**Exercise brief:** Give the listing again exactly, omitting its images.

**Source excerpt:**
============================================================

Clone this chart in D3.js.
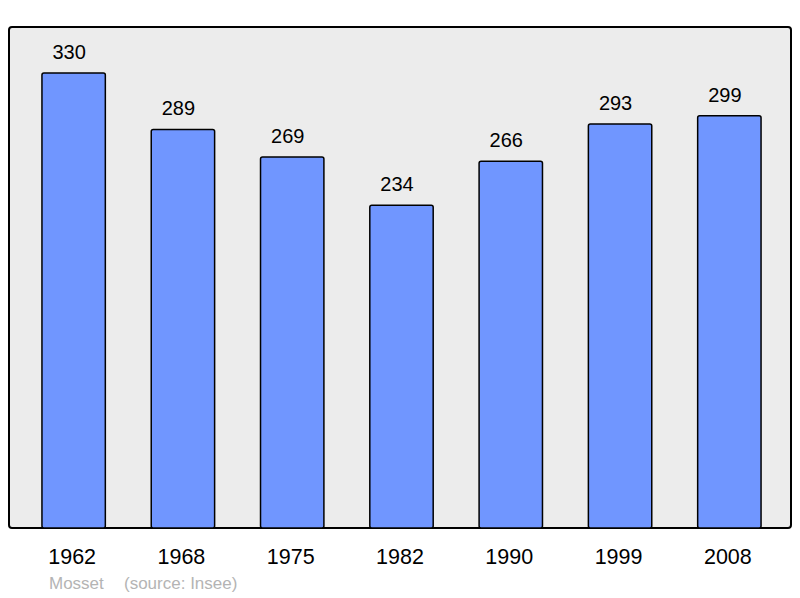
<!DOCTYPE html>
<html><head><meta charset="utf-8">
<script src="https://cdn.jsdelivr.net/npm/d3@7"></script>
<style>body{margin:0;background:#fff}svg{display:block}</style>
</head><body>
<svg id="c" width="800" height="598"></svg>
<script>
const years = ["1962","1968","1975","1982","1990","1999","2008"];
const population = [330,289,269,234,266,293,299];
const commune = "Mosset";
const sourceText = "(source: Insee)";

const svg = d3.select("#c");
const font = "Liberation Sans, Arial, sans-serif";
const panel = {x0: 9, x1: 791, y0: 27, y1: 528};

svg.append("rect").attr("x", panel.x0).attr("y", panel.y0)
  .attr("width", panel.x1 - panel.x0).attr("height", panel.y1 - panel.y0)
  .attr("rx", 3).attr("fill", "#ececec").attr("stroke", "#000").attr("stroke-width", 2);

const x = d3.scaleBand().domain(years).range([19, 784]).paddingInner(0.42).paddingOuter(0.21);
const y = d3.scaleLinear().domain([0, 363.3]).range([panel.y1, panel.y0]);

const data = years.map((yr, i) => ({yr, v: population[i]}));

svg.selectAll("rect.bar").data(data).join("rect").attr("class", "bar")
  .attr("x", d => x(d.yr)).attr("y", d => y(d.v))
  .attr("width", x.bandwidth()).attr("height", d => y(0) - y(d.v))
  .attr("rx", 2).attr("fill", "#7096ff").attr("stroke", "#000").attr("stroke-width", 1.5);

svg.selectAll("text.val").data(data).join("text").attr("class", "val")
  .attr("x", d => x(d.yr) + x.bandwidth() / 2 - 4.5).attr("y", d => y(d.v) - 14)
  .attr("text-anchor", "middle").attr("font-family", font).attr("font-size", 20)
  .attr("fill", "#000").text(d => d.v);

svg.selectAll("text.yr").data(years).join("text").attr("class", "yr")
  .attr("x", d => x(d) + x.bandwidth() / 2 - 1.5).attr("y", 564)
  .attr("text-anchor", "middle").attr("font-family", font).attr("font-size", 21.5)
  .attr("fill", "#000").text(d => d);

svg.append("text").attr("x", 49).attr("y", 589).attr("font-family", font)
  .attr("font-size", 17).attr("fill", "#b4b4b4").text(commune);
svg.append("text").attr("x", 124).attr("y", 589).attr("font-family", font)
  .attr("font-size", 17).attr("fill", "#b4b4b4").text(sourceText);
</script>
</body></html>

============================================================

**Task response:**
Clone this chart in D3.js.
<!DOCTYPE html>
<html><head><meta charset="utf-8">
<script src="https://cdn.jsdelivr.net/npm/d3@7"></script>
<style>body{margin:0;background:#fff}svg{display:block}</style>
</head><body>
<svg id="c" width="800" height="598"></svg>
<script>
const years = ["1962","1968","1975","1982","1990","1999","2008"];
const population = [330,289,269,234,266,293,299];
const commune = "Mosset";
const sourceText = "(source: Insee)";

const svg = d3.select("#c");
const font = "Liberation Sans, Arial, sans-serif";
const panel = {x0: 9, x1: 791, y0: 27, y1: 528};

svg.append("rect").attr("x", panel.x0).attr("y", panel.y0)
  .attr("width", panel.x1 - panel.x0).attr("height", panel.y1 - panel.y0)
  .attr("rx", 3).attr("fill", "#ececec").attr("stroke", "#000").attr("stroke-width", 2);

const x = d3.scaleBand().domain(years).range([19, 784]).paddingInner(0.42).paddingOuter(0.21);
const y = d3.scaleLinear().domain([0, 363.3]).range([panel.y1, panel.y0]);

const data = years.map((yr, i) => ({yr, v: population[i]}));

svg.selectAll("rect.bar").data(data).join("rect").attr("class", "bar")
  .attr("x", d => x(d.yr)).attr("y", d => y(d.v))
  .attr("width", x.bandwidth()).attr("height", d => y(0) - y(d.v))
  .attr("rx", 2).attr("fill", "#7096ff").attr("stroke", "#000").attr("stroke-width", 1.5);

svg.selectAll("text.val").data(data).join("text").attr("class", "val")
  .attr("x", d => x(d.yr) + x.bandwidth() / 2 - 4.5).attr("y", d => y(d.v) - 14)
  .attr("text-anchor", "middle").attr("font-family", font).attr("font-size", 20)
  .attr("fill", "#000").text(d => d.v);

svg.selectAll("text.yr").data(years).join("text").attr("class", "yr")
  .attr("x", d => x(d) + x.bandwidth() / 2 - 1.5).attr("y", 564)
  .attr("text-anchor", "middle").attr("font-family", font).attr("font-size", 21.5)
  .attr("fill", "#000").text(d => d);

svg.append("text").attr("x", 49).attr("y", 589).attr("font-family", font)
  .attr("font-size", 17).attr("fill", "#b4b4b4").text(commune);
svg.append("text").attr("x", 124).attr("y", 589).attr("font-family", font)
  .attr("font-size", 17).attr("fill", "#b4b4b4").text(sourceText);
</script>
</body></html>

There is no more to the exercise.